La poésie et l’art du conte sont au cœur de votre œuvre. Quelle est l’influence des anciennes sagas sur votre imaginaire ?

J. K. S. - Difficile à dire. Ces sagas, les sagas islandaises qui nous viennent du XIIIe siècle, sont très vivaces dans notre culture. Nous n’avons ni monuments, ni châteaux, ni cathédrales mais on peut dire que ces sagas sont nos monuments, nos cathédrales. Elles sont enracinées si profondément qu’elles nous influencent sans que nous en ayons conscience.
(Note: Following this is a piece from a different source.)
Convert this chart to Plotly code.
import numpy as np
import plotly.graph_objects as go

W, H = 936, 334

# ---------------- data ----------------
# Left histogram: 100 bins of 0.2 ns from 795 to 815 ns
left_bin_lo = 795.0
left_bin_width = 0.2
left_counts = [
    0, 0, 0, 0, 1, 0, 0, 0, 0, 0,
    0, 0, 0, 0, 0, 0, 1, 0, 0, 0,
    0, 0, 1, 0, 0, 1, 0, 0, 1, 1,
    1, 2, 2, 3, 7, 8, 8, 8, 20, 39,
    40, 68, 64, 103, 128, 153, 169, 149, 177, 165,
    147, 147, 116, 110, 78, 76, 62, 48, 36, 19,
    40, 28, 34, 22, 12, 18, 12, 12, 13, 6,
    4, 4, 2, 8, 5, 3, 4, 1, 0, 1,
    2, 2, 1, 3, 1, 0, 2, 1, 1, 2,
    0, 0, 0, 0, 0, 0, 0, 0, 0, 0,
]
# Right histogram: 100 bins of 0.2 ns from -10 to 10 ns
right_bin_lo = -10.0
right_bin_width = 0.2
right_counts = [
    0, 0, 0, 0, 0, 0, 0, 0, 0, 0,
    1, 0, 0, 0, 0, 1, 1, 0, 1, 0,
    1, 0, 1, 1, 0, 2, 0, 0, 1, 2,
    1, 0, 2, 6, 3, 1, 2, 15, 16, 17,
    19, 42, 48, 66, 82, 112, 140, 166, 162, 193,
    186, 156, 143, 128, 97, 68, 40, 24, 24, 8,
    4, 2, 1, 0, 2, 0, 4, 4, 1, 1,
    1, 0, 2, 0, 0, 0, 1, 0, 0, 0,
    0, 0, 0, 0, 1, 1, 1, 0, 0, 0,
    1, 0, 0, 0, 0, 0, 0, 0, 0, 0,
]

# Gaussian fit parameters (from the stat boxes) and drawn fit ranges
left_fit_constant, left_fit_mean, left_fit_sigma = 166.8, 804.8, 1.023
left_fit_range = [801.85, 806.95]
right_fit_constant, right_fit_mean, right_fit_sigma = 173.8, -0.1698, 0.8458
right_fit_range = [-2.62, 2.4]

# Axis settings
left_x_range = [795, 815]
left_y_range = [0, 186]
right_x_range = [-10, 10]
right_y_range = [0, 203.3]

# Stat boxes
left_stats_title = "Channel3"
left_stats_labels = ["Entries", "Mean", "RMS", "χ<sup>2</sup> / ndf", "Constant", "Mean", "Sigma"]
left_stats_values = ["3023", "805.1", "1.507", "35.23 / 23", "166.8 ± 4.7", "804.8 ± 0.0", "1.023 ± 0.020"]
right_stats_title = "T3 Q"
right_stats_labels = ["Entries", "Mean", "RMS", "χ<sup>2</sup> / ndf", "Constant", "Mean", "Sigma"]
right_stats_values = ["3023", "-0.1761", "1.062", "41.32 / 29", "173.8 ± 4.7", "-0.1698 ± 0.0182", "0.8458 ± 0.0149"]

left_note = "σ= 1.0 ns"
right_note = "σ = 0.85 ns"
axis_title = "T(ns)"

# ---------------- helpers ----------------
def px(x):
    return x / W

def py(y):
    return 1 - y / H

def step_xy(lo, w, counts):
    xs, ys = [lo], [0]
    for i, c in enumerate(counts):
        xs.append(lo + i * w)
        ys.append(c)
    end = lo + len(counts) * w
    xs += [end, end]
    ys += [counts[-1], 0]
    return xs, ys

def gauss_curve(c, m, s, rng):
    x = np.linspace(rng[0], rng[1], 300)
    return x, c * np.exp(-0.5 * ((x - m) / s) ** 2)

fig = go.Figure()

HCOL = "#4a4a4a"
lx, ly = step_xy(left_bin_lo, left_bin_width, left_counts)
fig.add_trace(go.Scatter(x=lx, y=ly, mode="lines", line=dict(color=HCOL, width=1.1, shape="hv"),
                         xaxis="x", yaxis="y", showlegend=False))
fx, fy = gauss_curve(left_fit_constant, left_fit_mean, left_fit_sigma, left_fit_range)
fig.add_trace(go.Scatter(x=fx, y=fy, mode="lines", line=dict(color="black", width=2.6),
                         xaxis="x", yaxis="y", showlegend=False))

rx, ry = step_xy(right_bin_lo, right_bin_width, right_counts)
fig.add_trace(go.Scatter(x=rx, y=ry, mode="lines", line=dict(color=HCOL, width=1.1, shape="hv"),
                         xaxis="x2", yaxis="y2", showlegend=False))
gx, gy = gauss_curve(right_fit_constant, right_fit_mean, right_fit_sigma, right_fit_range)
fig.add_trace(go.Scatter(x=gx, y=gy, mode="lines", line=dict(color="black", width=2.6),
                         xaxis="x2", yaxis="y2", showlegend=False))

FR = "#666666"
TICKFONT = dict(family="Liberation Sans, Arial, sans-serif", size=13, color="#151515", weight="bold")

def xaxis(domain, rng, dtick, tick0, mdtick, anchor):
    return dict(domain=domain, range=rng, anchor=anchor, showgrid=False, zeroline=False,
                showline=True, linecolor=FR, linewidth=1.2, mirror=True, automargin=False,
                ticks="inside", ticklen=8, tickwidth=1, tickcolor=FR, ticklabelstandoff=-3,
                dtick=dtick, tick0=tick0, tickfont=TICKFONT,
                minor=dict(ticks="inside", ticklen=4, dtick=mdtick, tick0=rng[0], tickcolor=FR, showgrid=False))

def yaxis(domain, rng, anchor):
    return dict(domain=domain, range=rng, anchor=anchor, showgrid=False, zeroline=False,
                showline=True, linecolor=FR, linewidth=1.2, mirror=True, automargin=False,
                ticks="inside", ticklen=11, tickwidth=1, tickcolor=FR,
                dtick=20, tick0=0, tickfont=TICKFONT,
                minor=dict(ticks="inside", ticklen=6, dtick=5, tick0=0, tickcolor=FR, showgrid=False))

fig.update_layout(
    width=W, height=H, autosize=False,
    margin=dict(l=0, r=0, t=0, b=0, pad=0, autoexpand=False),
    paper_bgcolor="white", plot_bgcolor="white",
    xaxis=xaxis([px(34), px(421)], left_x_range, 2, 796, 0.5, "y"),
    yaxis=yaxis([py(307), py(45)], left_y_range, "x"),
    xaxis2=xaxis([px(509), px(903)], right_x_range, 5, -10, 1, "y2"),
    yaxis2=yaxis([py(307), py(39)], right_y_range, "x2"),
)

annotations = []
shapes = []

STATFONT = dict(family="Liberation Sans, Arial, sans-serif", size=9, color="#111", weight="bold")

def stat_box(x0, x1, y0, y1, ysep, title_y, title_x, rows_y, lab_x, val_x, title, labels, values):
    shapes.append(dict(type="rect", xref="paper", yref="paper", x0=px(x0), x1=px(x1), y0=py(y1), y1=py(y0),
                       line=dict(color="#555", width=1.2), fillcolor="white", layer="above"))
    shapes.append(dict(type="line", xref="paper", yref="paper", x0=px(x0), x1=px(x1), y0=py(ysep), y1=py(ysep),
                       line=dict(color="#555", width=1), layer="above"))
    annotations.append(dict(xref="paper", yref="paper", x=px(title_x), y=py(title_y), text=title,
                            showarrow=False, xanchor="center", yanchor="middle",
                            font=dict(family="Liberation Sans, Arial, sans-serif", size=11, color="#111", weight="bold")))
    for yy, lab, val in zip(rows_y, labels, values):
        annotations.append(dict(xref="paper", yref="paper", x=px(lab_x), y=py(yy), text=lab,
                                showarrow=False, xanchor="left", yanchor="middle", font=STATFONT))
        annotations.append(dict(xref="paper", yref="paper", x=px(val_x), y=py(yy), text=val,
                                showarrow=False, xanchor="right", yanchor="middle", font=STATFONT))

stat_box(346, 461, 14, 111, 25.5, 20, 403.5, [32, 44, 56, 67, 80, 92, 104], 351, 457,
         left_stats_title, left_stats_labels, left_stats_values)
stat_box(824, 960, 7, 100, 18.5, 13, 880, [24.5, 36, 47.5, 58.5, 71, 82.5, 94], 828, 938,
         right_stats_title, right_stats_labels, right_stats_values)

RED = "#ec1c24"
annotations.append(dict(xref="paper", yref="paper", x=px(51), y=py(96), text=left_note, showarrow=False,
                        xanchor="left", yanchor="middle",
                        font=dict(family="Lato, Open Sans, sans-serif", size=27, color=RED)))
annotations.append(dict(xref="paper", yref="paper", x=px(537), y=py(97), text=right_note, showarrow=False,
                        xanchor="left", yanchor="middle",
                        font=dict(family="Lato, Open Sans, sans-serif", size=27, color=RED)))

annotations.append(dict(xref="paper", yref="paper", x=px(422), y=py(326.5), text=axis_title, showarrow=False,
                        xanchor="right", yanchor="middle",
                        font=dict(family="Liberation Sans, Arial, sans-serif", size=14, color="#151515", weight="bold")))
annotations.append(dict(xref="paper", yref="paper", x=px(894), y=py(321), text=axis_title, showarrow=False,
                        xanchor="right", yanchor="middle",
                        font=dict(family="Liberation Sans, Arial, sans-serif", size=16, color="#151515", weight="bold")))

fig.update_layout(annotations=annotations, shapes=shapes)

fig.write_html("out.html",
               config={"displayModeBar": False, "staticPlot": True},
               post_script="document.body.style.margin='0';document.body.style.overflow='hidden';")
Mais il y a tant de pensées qui influencent et stimulent mon imagination : lire de la poésie contemporaine ou classique, de la fiction ou de la non-fiction. La musique a un énorme impact sur moi et enfin la vie en général. La vie et la littérature sont parfois une seule et même chose. La vie se transforme en littérature et inversement. Tout m’influence, les livres, la musique, comment tombe la pluie, comment se lève le soleil, comment l’ombre tombe le soir, comment mes enfants sourient et même le chat qui ronronne sur l’ordinateur pendant que j’écris ces lignes.

 

Un village islandais du côté des fjords de l’Ouest. Là où le ciel est trop grand, les nuits trop longues, le paysage démesuré. Les habitants en prise directe avec l’univers tout entier et un quotidien des plus banal s’agitent, entre la coopérative, l’atelier de tricot, les abattoirs et le bureau de poste. La rage de vivre fait son possible pour repousser la solitude des campagnes désertes, l’angoisse du temps qui file et de l’époque qui change trop vite. Pourtant, il y a quelques centenaires : « on dirait que la mort les a oubliés », sans doute parce qu’il n’y a pas de cimetière. Passé et présent se répondent dans une ronde de quelques décennies. On croise au passage Simmir qui chute de son cheval ébloui par des yeux bleus et un chandail vert, Hannes le policier qui organise son suicide, Kjartan et Kristin dont le désir illégitime explose dans les champs tandis qu’ils plantent des piquets de clôture, l’Astronome qui rêve en latin sans l’avoir appris… Ainsi roule le cycle vertigineux des passions humaines avec, impossible de l’oublier, « la nuit suspendue au-dessus de nos têtes ».